The third annual 2017 Coast Works Sustainable Small Business Competition rewarded entrepreneurs who focus on sustainability and community at the 2017 Coast Works Awards Ceremony on November 9, 2017 at Olympic Theatre Arts in Sequim.
The winners were part of a cohort of 12 entrepreneurs who participated in an intensive training at Olympic Natural Resources Center in June, then received four months of business training and support from the Center for Inclusive Entrepreneurship and Enterprise for Equity.
Three winners received cash awards, but the collective impact of the three successive Coast Works competition has created the Coast Works Alliance, which was launched at the 2017 Awards Ceremony. The Alliance will create a mechanism for ongoing entrepreneurial support in the Olympic Peninsula.

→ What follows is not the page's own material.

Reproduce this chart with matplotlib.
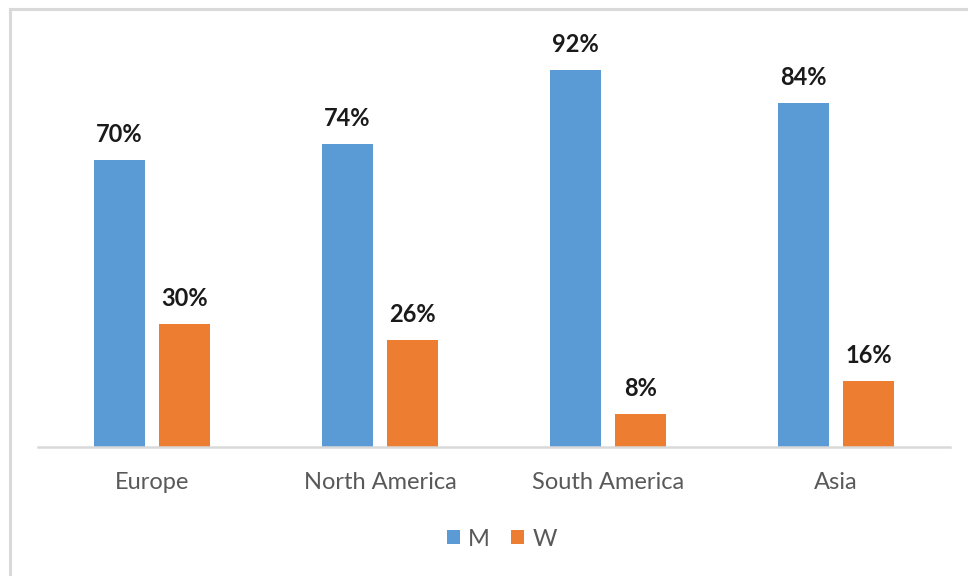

Ann Rosecrants received this year's Community Award of $10,000 to build an online market for Twisted Strait Fibers, a Port Angeles-based cooperative for Northwest natural fiber producers and artisans who will work together to bring their sustainable Washington produced wool and wool products to customers around the world.
Rosecrants noted that during the intensive workshop at Olympic Natural Resources Center, one of the participants coined the term "Dream Warriors" during a discussion about fighting for something worthy, and believing in each vision as a useful and beneficial project.

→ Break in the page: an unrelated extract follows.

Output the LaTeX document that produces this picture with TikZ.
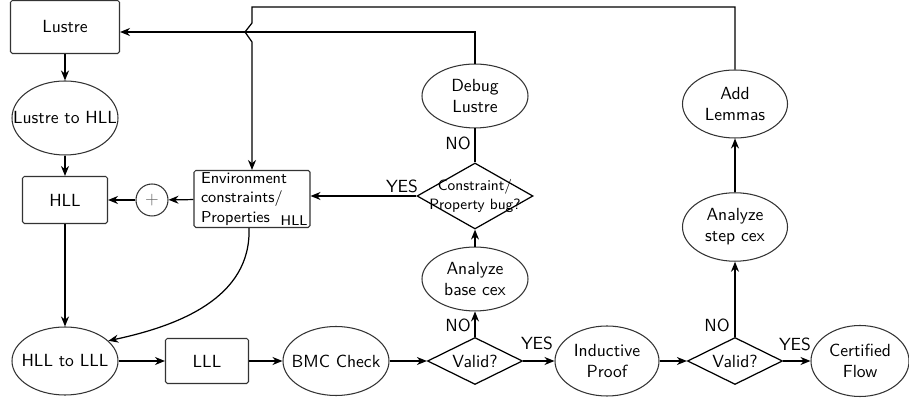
\documentclass[tikz,border=0pt]{standalone}
\usetikzlibrary{shapes.geometric}
\usetikzlibrary{arrows.meta}
\renewcommand{\familydefault}{\sfdefault}

\begin{document}
\begin{tikzpicture}
[x=0.2mm,y=-0.2mm,%
  flow/.style={-{Stealth[length=2mm,width=1.6mm]},line width=0.7pt},%
  plain/.style={line width=0.7pt},%
  block/.style={rectangle,draw=black!80,line width=0.6pt,rounded corners=1pt},%
  stage/.style={ellipse,draw=black!80,line width=0.6pt,align=center,%
    inner xsep=-0.3cm,minimum width=2.12cm},%
  decision/.style={diamond,draw=black,line width=0.7pt,aspect=2,inner sep=0pt,%
    minimum width=1.9cm,minimum height=0.94cm},%
  answer/.style={inner sep=1pt}]
\useasboundingbox (0,0) rectangle (909,401);
% left column
\node[block,minimum width=2.18cm,minimum height=1.06cm] (lustre) at (65,27) {Lustre};
\node[stage,minimum height=1.48cm] (l2h) at (65,118) {Lustre to HLL};
\node[block,minimum width=1.7cm,minimum height=0.94cm] (hll) at (65,200) {HLL};
\node[circle,draw=black!80,line width=0.6pt,minimum size=0.64cm,inner sep=0pt,text=black!60] (plus) at (152,200) {$+$};
\node[block,font=\small,align=left,text width=2.04cm,inner xsep=0.14cm,inner ysep=0.5pt,%
  minimum height=1.14cm,%
  label={[font=\footnotesize,anchor=south east,inner sep=1.5pt]south east:HLL}] (env) at (252,199)
  {Environment\\constraints/\\Properties};
% bottom row
\node[stage,minimum height=1.36cm] (h2l) at (65,361) {HLL to LLL};
\node[block,minimum width=1.66cm,minimum height=0.9cm] (lll) at (207,361) {LLL};
\node[stage,minimum height=1.38cm] (bmc) at (336,361) {BMC Check};
\node[decision] (valid1) at (475,361) {Valid?};
\node[stage,minimum width=2.08cm,minimum height=1.4cm] (ind) at (607,361) {Inductive\\Proof};
\node[decision] (valid2) at (735,361) {Valid?};
\node[stage,minimum width=1.96cm,minimum height=1.42cm] (cert) at (860,361) {Certified\\Flow};
% base case column
\node[stage,minimum height=1.16cm] (base) at (475,279) {Analyze\\base cex};
\node[decision,minimum width=2.32cm,minimum height=1.32cm,%
  label={[font=\fontsize{8.5}{10.5}\selectfont,align=center]center:Constraint/\\Property bug?}] (bug) at (475,196) {};
\node[stage,minimum height=1.14cm] (debug) at (475,96) {Debug\\Lustre};
% step case column
\node[stage,minimum width=2.1cm,minimum height=1.36cm] (step) at (735,227) {Analyze\\step cex};
\node[stage,minimum width=2.1cm,minimum height=1.36cm] (lemmas) at (735,104) {Add\\Lemmas};
% answers
\node[answer] (yesbug) at (402,186) {YES};
\node[answer] (nobug) at (458,143) {NO};
\node[answer] (nobase) at (458,325) {NO};
\node[answer] (yesbase) at (537,343) {YES};
\node[answer] (nostep) at (717,325) {NO};
\node[answer] (yesstep) at (795,344) {YES};
% jump over the Lustre line
\coordinate (corner) at (252,7);
\coordinate (jogtop) at (252,23);
\coordinate (jogmid) at (245,32);
\coordinate (jogbot) at (252,42);

\draw[flow] (lustre) -- (l2h);
\draw[flow] (l2h) -- (hll);
\draw[flow] (hll) -- (h2l);
\draw[flow] (env) -- (plus);
\draw[flow] (plus) -- (hll);
\draw[flow] (h2l) -- (lll);
\draw[flow] (lll) -- (bmc);
\draw[flow] (bmc) -- (valid1);
\draw[flow] (valid1) -- (ind);
\draw[flow] (ind) -- (valid2);
\draw[flow] (valid2) -- (cert);
\draw[flow] (valid1) -- (base);
\draw[flow] (base) -- (bug);
\draw[flow] (bug.west) -- (bug.west -| env.east);
\draw[plain] (bug) -- (debug);
\draw[flow] (debug.north) |- ([yshift=-1mm]lustre.east);
\draw[flow] (valid2) -- (step);
\draw[flow] (step) -- (lemmas);
\draw[flow] (lemmas.north) |- (corner) -- (jogtop) -- (jogmid) -- (jogbot) -- (env.north);
\draw[flow] ([xshift=-0.6mm]env.south) to[out=-88,in=12] (h2l.25);
\end{tikzpicture}
\end{document}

"From an idea to a community, Coast Works armed me with the tools for success" Roscrants said. "We are the Dream Warriors."
Lauren Kerr received the Leadership Award of $5,000 to launch Sol Duc Farms, a U-Pick blueberry and flower farm near Forks. A former wildlife biologist, Lauren will provide apprenticeship and job opportunities for young women aimed at fostering knowledge about sustainable farming, entrepreneurship, and leadership.

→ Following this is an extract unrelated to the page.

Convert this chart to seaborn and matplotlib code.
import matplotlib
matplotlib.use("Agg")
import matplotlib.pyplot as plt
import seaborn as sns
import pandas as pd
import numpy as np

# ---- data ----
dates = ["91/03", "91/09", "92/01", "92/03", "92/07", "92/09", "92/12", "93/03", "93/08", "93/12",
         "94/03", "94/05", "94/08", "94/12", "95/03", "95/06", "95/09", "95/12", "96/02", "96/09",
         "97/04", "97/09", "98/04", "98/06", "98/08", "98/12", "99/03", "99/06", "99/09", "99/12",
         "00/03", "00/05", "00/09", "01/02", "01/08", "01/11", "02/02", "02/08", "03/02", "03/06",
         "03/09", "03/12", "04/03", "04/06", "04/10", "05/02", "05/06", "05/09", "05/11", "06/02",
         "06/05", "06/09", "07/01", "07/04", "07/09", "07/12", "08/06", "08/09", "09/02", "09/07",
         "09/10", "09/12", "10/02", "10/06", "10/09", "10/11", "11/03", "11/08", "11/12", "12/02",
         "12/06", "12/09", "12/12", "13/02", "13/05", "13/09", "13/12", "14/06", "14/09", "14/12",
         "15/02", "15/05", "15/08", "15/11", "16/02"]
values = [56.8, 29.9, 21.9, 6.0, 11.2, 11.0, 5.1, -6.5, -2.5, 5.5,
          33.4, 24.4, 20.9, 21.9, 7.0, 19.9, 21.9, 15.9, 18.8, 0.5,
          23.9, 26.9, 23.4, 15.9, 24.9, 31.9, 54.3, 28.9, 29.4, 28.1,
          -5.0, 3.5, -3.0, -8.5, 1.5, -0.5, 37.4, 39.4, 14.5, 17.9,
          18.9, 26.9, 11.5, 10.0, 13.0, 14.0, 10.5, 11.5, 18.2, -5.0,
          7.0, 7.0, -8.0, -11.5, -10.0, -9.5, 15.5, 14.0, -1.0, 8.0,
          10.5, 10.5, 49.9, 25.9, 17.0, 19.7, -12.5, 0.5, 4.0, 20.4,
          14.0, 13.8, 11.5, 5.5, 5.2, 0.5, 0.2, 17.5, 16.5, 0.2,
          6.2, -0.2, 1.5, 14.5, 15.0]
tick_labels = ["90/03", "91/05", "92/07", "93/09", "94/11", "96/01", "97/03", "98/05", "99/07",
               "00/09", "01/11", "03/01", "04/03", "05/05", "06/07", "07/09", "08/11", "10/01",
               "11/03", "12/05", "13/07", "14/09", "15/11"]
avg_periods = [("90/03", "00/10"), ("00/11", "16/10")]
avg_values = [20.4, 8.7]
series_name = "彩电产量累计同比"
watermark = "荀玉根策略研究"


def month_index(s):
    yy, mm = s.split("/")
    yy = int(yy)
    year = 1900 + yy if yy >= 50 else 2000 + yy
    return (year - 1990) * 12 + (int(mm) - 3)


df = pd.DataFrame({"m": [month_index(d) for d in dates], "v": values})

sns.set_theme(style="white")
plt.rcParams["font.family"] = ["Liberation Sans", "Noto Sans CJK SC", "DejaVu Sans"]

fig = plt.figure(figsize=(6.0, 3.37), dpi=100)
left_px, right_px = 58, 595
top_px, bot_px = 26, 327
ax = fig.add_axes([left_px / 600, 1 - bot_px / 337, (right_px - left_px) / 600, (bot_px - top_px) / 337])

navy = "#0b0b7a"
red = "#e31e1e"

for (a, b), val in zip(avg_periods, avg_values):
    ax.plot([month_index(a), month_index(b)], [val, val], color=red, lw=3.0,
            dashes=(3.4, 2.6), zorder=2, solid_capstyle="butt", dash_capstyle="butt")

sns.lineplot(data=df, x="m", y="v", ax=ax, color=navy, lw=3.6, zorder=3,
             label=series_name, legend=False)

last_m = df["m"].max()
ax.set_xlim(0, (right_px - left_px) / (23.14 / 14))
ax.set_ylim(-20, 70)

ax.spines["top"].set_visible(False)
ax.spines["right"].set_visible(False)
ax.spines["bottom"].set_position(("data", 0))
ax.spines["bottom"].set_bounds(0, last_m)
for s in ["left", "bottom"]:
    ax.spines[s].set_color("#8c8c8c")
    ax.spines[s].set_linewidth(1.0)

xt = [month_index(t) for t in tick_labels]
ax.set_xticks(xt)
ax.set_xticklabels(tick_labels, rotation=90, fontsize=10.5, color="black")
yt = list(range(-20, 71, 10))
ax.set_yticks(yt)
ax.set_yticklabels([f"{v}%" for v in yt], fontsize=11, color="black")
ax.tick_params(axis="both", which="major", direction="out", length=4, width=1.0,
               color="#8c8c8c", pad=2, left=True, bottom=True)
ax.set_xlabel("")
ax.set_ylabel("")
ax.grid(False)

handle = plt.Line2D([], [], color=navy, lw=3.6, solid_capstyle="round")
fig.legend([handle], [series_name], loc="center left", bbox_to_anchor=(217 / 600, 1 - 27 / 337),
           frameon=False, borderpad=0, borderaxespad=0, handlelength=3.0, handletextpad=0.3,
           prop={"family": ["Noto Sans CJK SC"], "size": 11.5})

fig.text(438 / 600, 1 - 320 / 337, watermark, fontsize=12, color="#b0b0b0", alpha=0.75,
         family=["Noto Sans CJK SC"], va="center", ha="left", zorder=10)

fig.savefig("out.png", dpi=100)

"This award will go a long way toward helping us launch our farm," Kerr said. "But the most valuable part of this process has been the community and mentorship that comes with Coast Works."
Read more about participants here.
Jim Stanley received the Change Award of $5,000 to expand Wild Salish Seafood. Jim, a member of the Quinault Indian Nation, operates S/V Josie out of Westport. He plans to use the award to buy a refrigerated trailer and hire Quinault tribal members to increase distribution of Quinault-harvested seafood to his customers in Seattle and Portland.
Stanley echoed the sentiments from his co-winners about the significance of relationships. “The best part of the process has been meeting others who work to make their community better by combining passion with a business-based value proposition.” He doesn’t downplay the role of money. “I appreciate how the award helps me acquire the asset I need to make money. The equity injection means I can expand my business sooner by adding employees.”
Watch a Replay of
the Washington Coast Works Ceremony:
The 2017 Coast Works sponsors included title sponsor the Key Bank Foundation, the Jamestown-S’Klallam Tribe, the Washington State Department of Commerce, Bank of the Pacific, and a growing community of individuals participating in the crowd-funding campaign.
Eric Delvin is the director of The Nature Conservancy's Emerald Edge program, which is partnering with leaders in local communities throughout the largest temperate rainforest in the world, stretching from Washington's Olympic Peninsula through British Columbia and into Southeast Alaska. Local entrepreneurship and sustainable development are vital for thriving nature and thriving communities in this region.
“Businesses that are committed to sustainable use of our natural resources are fundamental to long term conservation, and we are pleased to continue our support of Washington Coast Works,” said Delvin.